Task:
Without the pictures, write out all the lines below exactly as they appear.

Material:
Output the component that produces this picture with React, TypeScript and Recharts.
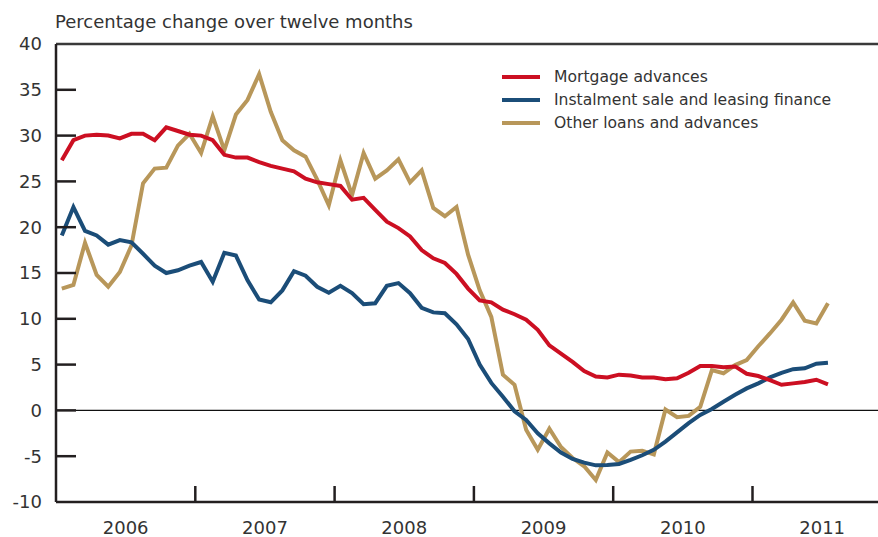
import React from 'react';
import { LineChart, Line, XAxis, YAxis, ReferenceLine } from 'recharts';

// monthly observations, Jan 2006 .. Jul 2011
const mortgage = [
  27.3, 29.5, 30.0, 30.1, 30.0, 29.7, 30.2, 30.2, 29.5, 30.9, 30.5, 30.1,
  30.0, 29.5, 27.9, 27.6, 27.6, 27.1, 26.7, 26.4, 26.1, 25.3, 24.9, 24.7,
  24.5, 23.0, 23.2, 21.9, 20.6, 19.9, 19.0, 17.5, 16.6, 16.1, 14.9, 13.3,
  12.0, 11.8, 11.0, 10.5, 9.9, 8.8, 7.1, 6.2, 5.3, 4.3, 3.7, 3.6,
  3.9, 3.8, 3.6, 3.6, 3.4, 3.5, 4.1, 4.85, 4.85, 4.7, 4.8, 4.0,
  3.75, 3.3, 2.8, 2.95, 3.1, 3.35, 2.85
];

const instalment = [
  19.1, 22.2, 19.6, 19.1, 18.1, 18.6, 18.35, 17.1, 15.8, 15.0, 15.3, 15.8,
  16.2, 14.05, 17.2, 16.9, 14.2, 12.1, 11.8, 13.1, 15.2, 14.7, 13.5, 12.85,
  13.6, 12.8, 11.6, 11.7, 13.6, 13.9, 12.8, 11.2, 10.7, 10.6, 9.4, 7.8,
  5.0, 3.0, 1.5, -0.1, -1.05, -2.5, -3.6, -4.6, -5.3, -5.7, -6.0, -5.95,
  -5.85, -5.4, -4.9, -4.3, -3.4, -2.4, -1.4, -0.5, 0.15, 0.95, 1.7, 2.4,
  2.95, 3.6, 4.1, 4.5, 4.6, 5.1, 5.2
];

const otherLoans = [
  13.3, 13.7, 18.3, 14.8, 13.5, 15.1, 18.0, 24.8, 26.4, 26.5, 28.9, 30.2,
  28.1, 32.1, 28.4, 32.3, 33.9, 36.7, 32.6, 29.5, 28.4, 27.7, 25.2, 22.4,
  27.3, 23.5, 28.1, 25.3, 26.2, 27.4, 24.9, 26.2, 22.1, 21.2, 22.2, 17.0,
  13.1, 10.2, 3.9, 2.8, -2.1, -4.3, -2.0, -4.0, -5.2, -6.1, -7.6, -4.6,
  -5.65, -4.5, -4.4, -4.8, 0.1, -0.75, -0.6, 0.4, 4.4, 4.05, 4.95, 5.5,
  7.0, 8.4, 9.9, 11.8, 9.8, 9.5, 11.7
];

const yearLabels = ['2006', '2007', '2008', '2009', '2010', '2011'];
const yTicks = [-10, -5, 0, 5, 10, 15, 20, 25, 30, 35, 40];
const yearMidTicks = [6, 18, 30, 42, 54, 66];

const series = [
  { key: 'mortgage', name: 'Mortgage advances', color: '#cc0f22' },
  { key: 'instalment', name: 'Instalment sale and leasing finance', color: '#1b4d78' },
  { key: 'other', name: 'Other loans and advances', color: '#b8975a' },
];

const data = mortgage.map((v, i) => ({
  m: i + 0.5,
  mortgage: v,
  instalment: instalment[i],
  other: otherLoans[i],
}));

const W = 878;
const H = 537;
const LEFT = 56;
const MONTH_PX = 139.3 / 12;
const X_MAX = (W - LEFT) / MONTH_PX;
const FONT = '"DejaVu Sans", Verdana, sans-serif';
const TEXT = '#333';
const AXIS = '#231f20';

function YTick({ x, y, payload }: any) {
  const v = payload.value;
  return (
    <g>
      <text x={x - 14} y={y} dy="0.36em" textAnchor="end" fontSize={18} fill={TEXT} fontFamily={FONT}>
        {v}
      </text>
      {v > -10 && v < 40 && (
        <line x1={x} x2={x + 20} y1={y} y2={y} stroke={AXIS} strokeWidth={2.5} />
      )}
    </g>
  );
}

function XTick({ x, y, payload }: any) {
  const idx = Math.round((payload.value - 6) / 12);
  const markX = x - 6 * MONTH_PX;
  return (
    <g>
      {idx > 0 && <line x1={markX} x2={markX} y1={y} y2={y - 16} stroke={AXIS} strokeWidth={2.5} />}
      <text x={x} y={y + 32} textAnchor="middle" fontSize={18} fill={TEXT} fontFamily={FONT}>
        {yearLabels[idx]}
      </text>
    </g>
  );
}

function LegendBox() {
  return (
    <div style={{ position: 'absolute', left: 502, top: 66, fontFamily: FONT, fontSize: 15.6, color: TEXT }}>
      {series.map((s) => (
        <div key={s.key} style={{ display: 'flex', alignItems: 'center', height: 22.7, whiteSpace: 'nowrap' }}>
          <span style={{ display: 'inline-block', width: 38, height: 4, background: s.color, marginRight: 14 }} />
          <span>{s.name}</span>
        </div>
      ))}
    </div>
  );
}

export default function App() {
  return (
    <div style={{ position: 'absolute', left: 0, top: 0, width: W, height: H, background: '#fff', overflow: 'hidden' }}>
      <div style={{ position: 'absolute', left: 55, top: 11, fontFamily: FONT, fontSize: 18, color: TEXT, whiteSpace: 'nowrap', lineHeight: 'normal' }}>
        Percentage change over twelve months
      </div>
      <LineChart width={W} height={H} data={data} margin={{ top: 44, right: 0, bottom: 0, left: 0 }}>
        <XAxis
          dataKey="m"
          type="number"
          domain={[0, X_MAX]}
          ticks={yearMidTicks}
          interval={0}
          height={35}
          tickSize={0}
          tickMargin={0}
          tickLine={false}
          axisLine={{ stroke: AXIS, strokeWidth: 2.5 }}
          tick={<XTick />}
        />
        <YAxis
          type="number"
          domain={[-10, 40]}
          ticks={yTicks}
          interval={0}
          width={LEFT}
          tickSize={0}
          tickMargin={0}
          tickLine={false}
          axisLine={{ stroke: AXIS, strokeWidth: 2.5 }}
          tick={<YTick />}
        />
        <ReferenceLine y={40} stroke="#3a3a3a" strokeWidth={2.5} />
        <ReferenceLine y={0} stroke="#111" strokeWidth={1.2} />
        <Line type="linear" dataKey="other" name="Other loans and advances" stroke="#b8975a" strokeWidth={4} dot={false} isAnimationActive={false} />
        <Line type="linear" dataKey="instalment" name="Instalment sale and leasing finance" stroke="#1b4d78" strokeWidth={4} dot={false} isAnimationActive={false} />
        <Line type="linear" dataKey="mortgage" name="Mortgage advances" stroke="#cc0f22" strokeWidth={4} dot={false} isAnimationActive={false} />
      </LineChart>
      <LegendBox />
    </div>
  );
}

Task output:
Output the component that produces this picture with React, TypeScript and Recharts.
import React from 'react';
import { LineChart, Line, XAxis, YAxis, ReferenceLine } from 'recharts';

// monthly observations, Jan 2006 .. Jul 2011
const mortgage = [
  27.3, 29.5, 30.0, 30.1, 30.0, 29.7, 30.2, 30.2, 29.5, 30.9, 30.5, 30.1,
  30.0, 29.5, 27.9, 27.6, 27.6, 27.1, 26.7, 26.4, 26.1, 25.3, 24.9, 24.7,
  24.5, 23.0, 23.2, 21.9, 20.6, 19.9, 19.0, 17.5, 16.6, 16.1, 14.9, 13.3,
  12.0, 11.8, 11.0, 10.5, 9.9, 8.8, 7.1, 6.2, 5.3, 4.3, 3.7, 3.6,
  3.9, 3.8, 3.6, 3.6, 3.4, 3.5, 4.1, 4.85, 4.85, 4.7, 4.8, 4.0,
  3.75, 3.3, 2.8, 2.95, 3.1, 3.35, 2.85
];

const instalment = [
  19.1, 22.2, 19.6, 19.1, 18.1, 18.6, 18.35, 17.1, 15.8, 15.0, 15.3, 15.8,
  16.2, 14.05, 17.2, 16.9, 14.2, 12.1, 11.8, 13.1, 15.2, 14.7, 13.5, 12.85,
  13.6, 12.8, 11.6, 11.7, 13.6, 13.9, 12.8, 11.2, 10.7, 10.6, 9.4, 7.8,
  5.0, 3.0, 1.5, -0.1, -1.05, -2.5, -3.6, -4.6, -5.3, -5.7, -6.0, -5.95,
  -5.85, -5.4, -4.9, -4.3, -3.4, -2.4, -1.4, -0.5, 0.15, 0.95, 1.7, 2.4,
  2.95, 3.6, 4.1, 4.5, 4.6, 5.1, 5.2
];

const otherLoans = [
  13.3, 13.7, 18.3, 14.8, 13.5, 15.1, 18.0, 24.8, 26.4, 26.5, 28.9, 30.2,
  28.1, 32.1, 28.4, 32.3, 33.9, 36.7, 32.6, 29.5, 28.4, 27.7, 25.2, 22.4,
  27.3, 23.5, 28.1, 25.3, 26.2, 27.4, 24.9, 26.2, 22.1, 21.2, 22.2, 17.0,
  13.1, 10.2, 3.9, 2.8, -2.1, -4.3, -2.0, -4.0, -5.2, -6.1, -7.6, -4.6,
  -5.65, -4.5, -4.4, -4.8, 0.1, -0.75, -0.6, 0.4, 4.4, 4.05, 4.95, 5.5,
  7.0, 8.4, 9.9, 11.8, 9.8, 9.5, 11.7
];

const yearLabels = ['2006', '2007', '2008', '2009', '2010', '2011'];
const yTicks = [-10, -5, 0, 5, 10, 15, 20, 25, 30, 35, 40];
const yearMidTicks = [6, 18, 30, 42, 54, 66];

const series = [
  { key: 'mortgage', name: 'Mortgage advances', color: '#cc0f22' },
  { key: 'instalment', name: 'Instalment sale and leasing finance', color: '#1b4d78' },
  { key: 'other', name: 'Other loans and advances', color: '#b8975a' },
];

const data = mortgage.map((v, i) => ({
  m: i + 0.5,
  mortgage: v,
  instalment: instalment[i],
  other: otherLoans[i],
}));

const W = 878;
const H = 537;
const LEFT = 56;
const MONTH_PX = 139.3 / 12;
const X_MAX = (W - LEFT) / MONTH_PX;
const FONT = '"DejaVu Sans", Verdana, sans-serif';
const TEXT = '#333';
const AXIS = '#231f20';

function YTick({ x, y, payload }: any) {
  const v = payload.value;
  return (
    <g>
      <text x={x - 14} y={y} dy="0.36em" textAnchor="end" fontSize={18} fill={TEXT} fontFamily={FONT}>
        {v}
      </text>
      {v > -10 && v < 40 && (
        <line x1={x} x2={x + 20} y1={y} y2={y} stroke={AXIS} strokeWidth={2.5} />
      )}
    </g>
  );
}

function XTick({ x, y, payload }: any) {
  const idx = Math.round((payload.value - 6) / 12);
  const markX = x - 6 * MONTH_PX;
  return (
    <g>
      {idx > 0 && <line x1={markX} x2={markX} y1={y} y2={y - 16} stroke={AXIS} strokeWidth={2.5} />}
      <text x={x} y={y + 32} textAnchor="middle" fontSize={18} fill={TEXT} fontFamily={FONT}>
        {yearLabels[idx]}
      </text>
    </g>
  );
}

function LegendBox() {
  return (
    <div style={{ position: 'absolute', left: 502, top: 66, fontFamily: FONT, fontSize: 15.6, color: TEXT }}>
      {series.map((s) => (
        <div key={s.key} style={{ display: 'flex', alignItems: 'center', height: 22.7, whiteSpace: 'nowrap' }}>
          <span style={{ display: 'inline-block', width: 38, height: 4, background: s.color, marginRight: 14 }} />
          <span>{s.name}</span>
        </div>
      ))}
    </div>
  );
}

export default function App() {
  return (
    <div style={{ position: 'absolute', left: 0, top: 0, width: W, height: H, background: '#fff', overflow: 'hidden' }}>
      <div style={{ position: 'absolute', left: 55, top: 11, fontFamily: FONT, fontSize: 18, color: TEXT, whiteSpace: 'nowrap', lineHeight: 'normal' }}>
        Percentage change over twelve months
      </div>
      <LineChart width={W} height={H} data={data} margin={{ top: 44, right: 0, bottom: 0, left: 0 }}>
        <XAxis
          dataKey="m"
          type="number"
          domain={[0, X_MAX]}
          ticks={yearMidTicks}
          interval={0}
          height={35}
          tickSize={0}
          tickMargin={0}
          tickLine={false}
          axisLine={{ stroke: AXIS, strokeWidth: 2.5 }}
          tick={<XTick />}
        />
        <YAxis
          type="number"
          domain={[-10, 40]}
          ticks={yTicks}
          interval={0}
          width={LEFT}
          tickSize={0}
          tickMargin={0}
          tickLine={false}
          axisLine={{ stroke: AXIS, strokeWidth: 2.5 }}
          tick={<YTick />}
        />
        <ReferenceLine y={40} stroke="#3a3a3a" strokeWidth={2.5} />
        <ReferenceLine y={0} stroke="#111" strokeWidth={1.2} />
        <Line type="linear" dataKey="other" name="Other loans and advances" stroke="#b8975a" strokeWidth={4} dot={false} isAnimationActive={false} />
        <Line type="linear" dataKey="instalment" name="Instalment sale and leasing finance" stroke="#1b4d78" strokeWidth={4} dot={false} isAnimationActive={false} />
        <Line type="linear" dataKey="mortgage" name="Mortgage advances" stroke="#cc0f22" strokeWidth={4} dot={false} isAnimationActive={false} />
      </LineChart>
      <LegendBox />
    </div>
  );
}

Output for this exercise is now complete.